Two events last week make the Obama administration's gradualist approach to Iran seem rather too leisurely. They also put us on notice of two possible future developments, one of them extremely menacing, the other somewhat encouraging.
On May 15, we were subjected to a tirade by Ayatollah Mohammad Bagher Kharrazi, leader of Iran's Hezbollah party and proprietor of the newspaper of the same name, which carried his incendiary article. The need of the hour, intoned the ayatollah, was for a "Greater Iran" that would assume hegemonic control over much of the Middle East and Central Asia (stretching from Afghanistan to Palestine, according to the broad-brush ambitions disclosed by his polemic). This new imperialism would, he urged, possess two very attractive attributes. It would abolish the Jewish state, and it would assist in the arrival of the long-awaited Mahdi, or hidden imam, whose promised reign of perfection has been on hold since his abrupt disappearance in the ninth century.
The second development took place in the material world and in the here and now. Iran's Kurdish population managed to bring off a well-organized general strike in all the major cities of their long-oppressed region. Schools and shops and bazaars were closed, and the claim that the strike was pretty solid seems to be well-supported by the evidence. The occasion for the strike was the brutal execution of five anti-regime activists, four of them Kurdish. This is the only tactic that the Islamic Republic of Iran seems to have left at its disposal, as the anniversary of last year's military coup by the Revolutionary Guards approaches.
Just as those guards are actually the embodiment of a vicious counterrevolution and an unstable dictatorial status quo, so is Ayatollah Kharrazi's call for a Shiite imperialism profoundly reactionary. (Nothing, however, will stop our media from referring to him, and to people like him, as "radical.") His call for the abolition of Israel is of what one might call a routine nature—as is his ardent wish for the advent of the Mahdi—but what's of more immediate interest is his railing against the "cancerous tumors" of Sunni Islam, especially as represented by Iran's Arab neighbors in the Gulf.

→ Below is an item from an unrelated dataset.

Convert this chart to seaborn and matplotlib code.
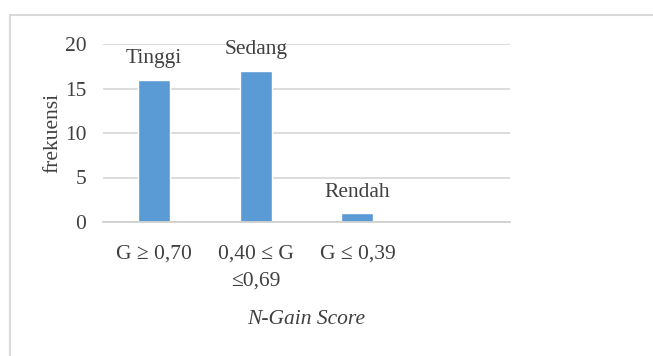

Nor is this a new noise, or something to be explained away by mere crowd-pleasing demagogy. It isn't very long since the quasiofficial Tehran newspaper Kayhan declared that the nearby island state of Bahrain was in reality a province of Iran, a position more or less openly held by several members of the hard-line wing of the Khamenei-Ahmadinejad regime. It is true that a large proportion of Bahrain's population is ethnically Persian or Shiite, or both. But it is also true that a large proportion of Iran's Kurdish population is Sunni and by definition not Persian.